◆ WHAT TO WORK ON
Using the entries shown below, output the line containing "What Plotly code", the line containing "PLOT_BOTTOM = 533 - BOTTOM_MARGIN", and every line between them, exactly. Pictures are omitted.

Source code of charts

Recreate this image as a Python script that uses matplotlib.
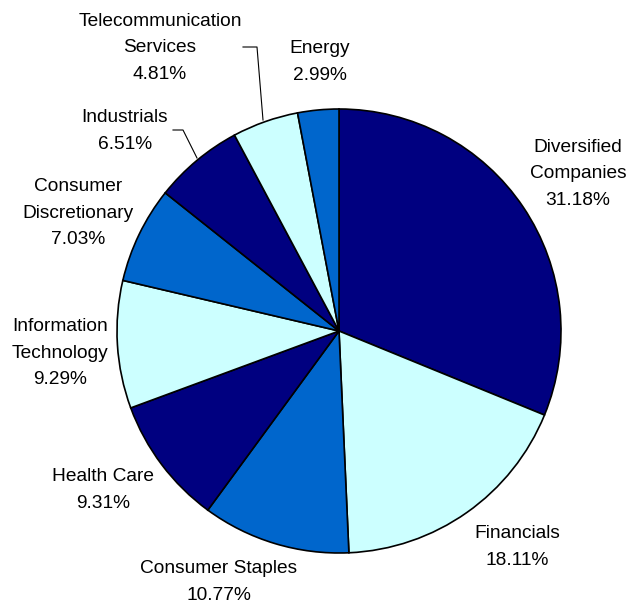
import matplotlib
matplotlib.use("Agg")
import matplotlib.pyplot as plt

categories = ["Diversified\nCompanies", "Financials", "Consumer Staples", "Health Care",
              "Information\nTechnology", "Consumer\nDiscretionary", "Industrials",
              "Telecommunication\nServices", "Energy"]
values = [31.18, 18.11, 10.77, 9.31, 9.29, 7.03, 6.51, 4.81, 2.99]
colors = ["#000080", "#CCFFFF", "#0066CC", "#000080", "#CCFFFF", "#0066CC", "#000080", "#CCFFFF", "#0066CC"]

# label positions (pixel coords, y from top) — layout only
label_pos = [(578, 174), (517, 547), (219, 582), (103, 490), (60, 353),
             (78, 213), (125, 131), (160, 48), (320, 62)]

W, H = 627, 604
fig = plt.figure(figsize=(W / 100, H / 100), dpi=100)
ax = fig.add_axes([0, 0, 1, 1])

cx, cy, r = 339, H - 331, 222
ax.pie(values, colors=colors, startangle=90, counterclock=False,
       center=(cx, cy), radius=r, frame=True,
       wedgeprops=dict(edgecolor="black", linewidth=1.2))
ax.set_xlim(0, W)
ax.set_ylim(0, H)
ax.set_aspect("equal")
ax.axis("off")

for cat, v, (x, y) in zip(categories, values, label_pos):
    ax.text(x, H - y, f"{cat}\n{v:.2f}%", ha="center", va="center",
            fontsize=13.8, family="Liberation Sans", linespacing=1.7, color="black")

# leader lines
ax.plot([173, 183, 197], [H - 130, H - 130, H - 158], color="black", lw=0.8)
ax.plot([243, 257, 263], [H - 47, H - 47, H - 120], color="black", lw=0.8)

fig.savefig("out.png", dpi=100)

---

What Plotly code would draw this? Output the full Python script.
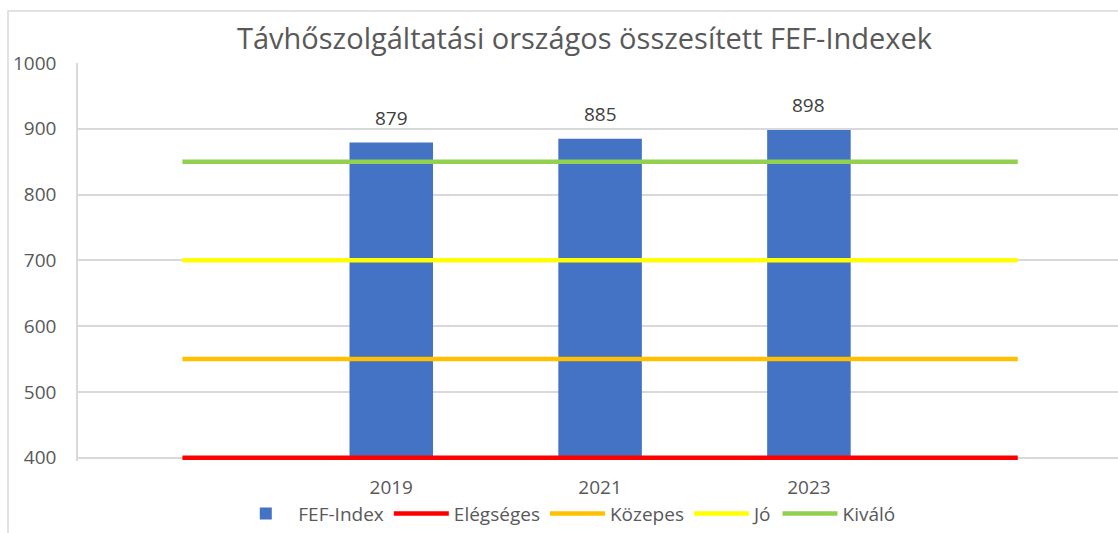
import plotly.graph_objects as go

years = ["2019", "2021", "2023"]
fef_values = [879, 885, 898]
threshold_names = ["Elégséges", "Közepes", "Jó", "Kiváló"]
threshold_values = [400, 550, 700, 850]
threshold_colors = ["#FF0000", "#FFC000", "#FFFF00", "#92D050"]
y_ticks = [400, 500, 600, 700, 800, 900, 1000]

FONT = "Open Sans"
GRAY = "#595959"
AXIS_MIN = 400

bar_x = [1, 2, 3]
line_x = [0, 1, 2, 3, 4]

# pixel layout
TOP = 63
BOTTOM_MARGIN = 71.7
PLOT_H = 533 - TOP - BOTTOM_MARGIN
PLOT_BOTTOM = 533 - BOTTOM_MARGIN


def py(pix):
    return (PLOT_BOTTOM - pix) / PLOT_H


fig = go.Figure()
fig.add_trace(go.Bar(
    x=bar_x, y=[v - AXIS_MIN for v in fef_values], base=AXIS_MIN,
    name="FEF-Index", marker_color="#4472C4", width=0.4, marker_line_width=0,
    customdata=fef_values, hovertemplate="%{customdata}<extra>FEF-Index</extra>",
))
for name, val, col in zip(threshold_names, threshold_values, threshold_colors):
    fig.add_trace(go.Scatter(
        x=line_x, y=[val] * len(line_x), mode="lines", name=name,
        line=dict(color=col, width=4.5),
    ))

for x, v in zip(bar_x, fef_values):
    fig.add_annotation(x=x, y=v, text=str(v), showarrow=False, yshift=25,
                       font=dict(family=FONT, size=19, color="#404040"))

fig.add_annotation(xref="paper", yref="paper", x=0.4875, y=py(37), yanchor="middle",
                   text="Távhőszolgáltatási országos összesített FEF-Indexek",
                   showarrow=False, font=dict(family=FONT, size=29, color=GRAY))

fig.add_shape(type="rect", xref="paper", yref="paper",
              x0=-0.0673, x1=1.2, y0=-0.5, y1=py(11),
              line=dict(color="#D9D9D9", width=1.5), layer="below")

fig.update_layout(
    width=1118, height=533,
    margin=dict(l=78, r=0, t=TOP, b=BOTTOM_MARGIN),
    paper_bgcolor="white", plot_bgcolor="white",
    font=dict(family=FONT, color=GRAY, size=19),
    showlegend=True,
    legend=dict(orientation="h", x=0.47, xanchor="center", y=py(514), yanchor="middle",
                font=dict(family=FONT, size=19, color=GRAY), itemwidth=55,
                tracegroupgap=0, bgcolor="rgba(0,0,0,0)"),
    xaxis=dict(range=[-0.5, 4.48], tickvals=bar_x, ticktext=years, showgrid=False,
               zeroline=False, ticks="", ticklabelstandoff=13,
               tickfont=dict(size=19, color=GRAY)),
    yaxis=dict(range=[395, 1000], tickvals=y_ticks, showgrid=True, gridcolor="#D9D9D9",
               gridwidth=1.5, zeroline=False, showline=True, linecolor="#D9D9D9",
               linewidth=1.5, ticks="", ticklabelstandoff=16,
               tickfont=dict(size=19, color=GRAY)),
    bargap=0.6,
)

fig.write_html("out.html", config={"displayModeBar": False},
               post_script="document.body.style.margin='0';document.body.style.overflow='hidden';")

◆ TASK RESULT
What Plotly code would draw this? Output the full Python script.
import plotly.graph_objects as go

years = ["2019", "2021", "2023"]
fef_values = [879, 885, 898]
threshold_names = ["Elégséges", "Közepes", "Jó", "Kiváló"]
threshold_values = [400, 550, 700, 850]
threshold_colors = ["#FF0000", "#FFC000", "#FFFF00", "#92D050"]
y_ticks = [400, 500, 600, 700, 800, 900, 1000]

FONT = "Open Sans"
GRAY = "#595959"
AXIS_MIN = 400

bar_x = [1, 2, 3]
line_x = [0, 1, 2, 3, 4]

# pixel layout
TOP = 63
BOTTOM_MARGIN = 71.7
PLOT_H = 533 - TOP - BOTTOM_MARGIN
PLOT_BOTTOM = 533 - BOTTOM_MARGIN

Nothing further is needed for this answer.